Putin tace, i suoi dipendenti esultano. A far gioire il Cremlino sono soprattutto i risultati in Germania e Francia, dove l'avanzata di due forze «amiche» (sia pure con sfumature diverse) come AfD e lepenisti sembra giustificare l'esultanza russa. «Macron e Scholz sono aggrappati al potere con tutte le forze», dice l'ex presidente della Duma Vyacheslav Volodin. «Dovrebbero dimettersi e smettere di prendere in giro i loro cittadini, vittime del ristagno dell'economia, della crisi migratoria e coinvolti nella guerra in Ucraina, contraria ai loro interessi». «Non rispettabili Macron e Scholz, avete visto i risultati?», ironizza l'ex presidente Dmitry Medvedev. «Frutto della vostra inetta politica, dei vostri idioti provvedimenti economici e della vostra politica di immigrazione». Su toni analoghi le fonti ufficiali. «I partiti ostili alle sanzioni contro la Russia vincono le elezioni europee» era il titolo sul sito di Rt, diretta emanazione statale. Meno trionfale l'agenzia Tass: «I cittadini europei si sono espressi contro le politiche di Bruxelles, ma non saranno ascoltati» visto che sotto Ursula von der Leyen continueranno «misure impopolari» come le sanzioni e la procedura d'accesso dell'Ucraina alla Ue.
Proprio le parole della Tass sembrano sottolineare che, come spesso accade, la realtà è più complicata della propaganda. E che la vittoria di molti partiti filo-russi potrebbe non tradursi in conseguenze concrete. In Germania, per esempio, alla sconfitta di Olaf Scholz corrisponde il rafforzamento della Cdu-Csu, grande favorita alle prossime elezioni politiche, che potrebbe rivelarsi molto più anti-russa della Spd, caratterizzata da rapporti spesso ambigui con gli ex compagni sovietici.

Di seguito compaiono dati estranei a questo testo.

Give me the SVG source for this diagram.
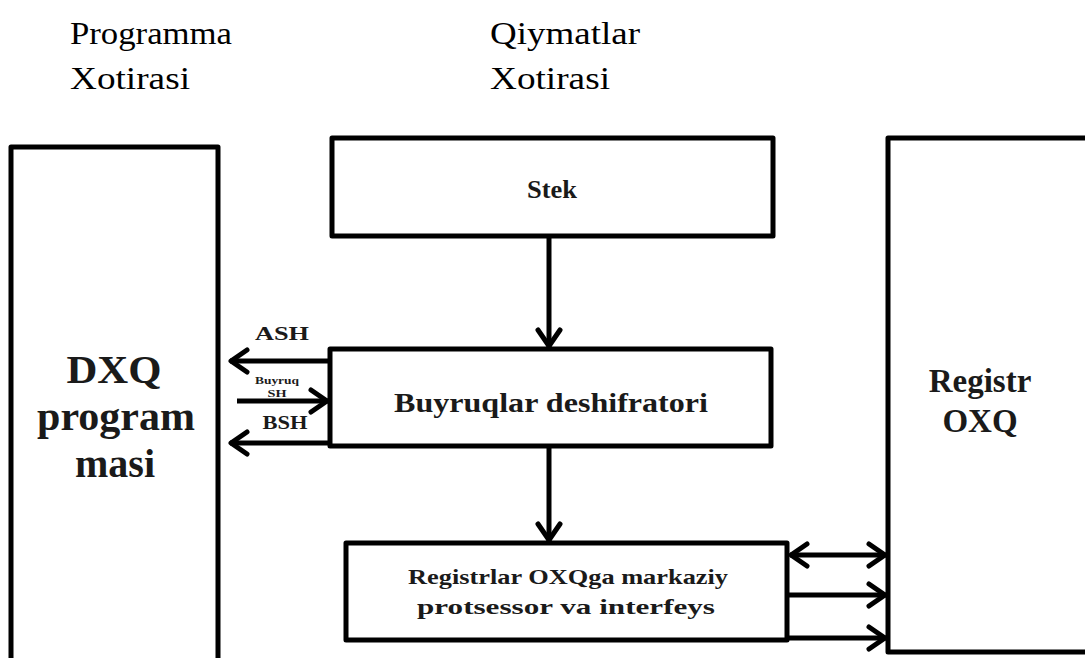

Per i russi arriva anche qualche campanello d'allarme, come quello proveniente da Budapest. Il partito di Viktor Orbán ha fatto negli ultimi anni da alfiere degli interessi di Russia e Cina (primo investitore nel Paese) all'interno della Ue. Sia pure con un rassicurante 44%, Fidesz ha riportato il risultato peggiore degli ultimi 20 anni, contrapposto a un nuovo partito emergente, Tisza, vicino al partito popolare. A pesare, secondo gli esperti la situazione economica e proprio l'eccessiva vicinanza a Mosca.
Non vince nemmeno il premier slovacco Fico, insieme a Orbán il più filo-russo tra i leader dell'Europa orientale, che è stato superato dai rivali di Slovacchia progressista. E anche in Italia, il successo di una Giorgia Meloni atlantista e l'incertezza di due forze meno decise nell'appoggio all'Ucraina, come Lega e Grillini, non possono essere considerate per Mosca un successo. Si può dire lo stesso in Polonia: le due forze maggiori, Pis e Coalizione Civica, sono risolutamente anti-russe, anche se fa per la prima volta fa capolino a Bruxelles un partito più favorevole a Mosca, animatore delle proteste anti-ucraine, Konfederacja, con il 12%.
Dove invece i filo-russi sfondano alla grande è in Austria, con il successo della Fpö, Freiheitliche Partei Österreichs, l'estrema destra austriaca, da sempre con buoni rapporti al Cremlino e ormai diventata la prima forza politica del Paese con oltre il 27% dei consensi. In ottobre in Austria si vota per le elezioni politiche e il partito a lungo guidato da Jörg Haider si candida al clamoroso successo. Ce ne sarebbe abbastanza per preoccupare l'Ucraina.
Qui, al silenzio di Zelensky fa da contraltare un commento dell'Ukrainska Pravda: è vero, l'ultradestra vince in Europa, ma facendo bene i conti l'appoggio a Kiev non si riduce poi di molto: su 720 deputati almeno 600 fanno parte di gruppi a noi favorevoli.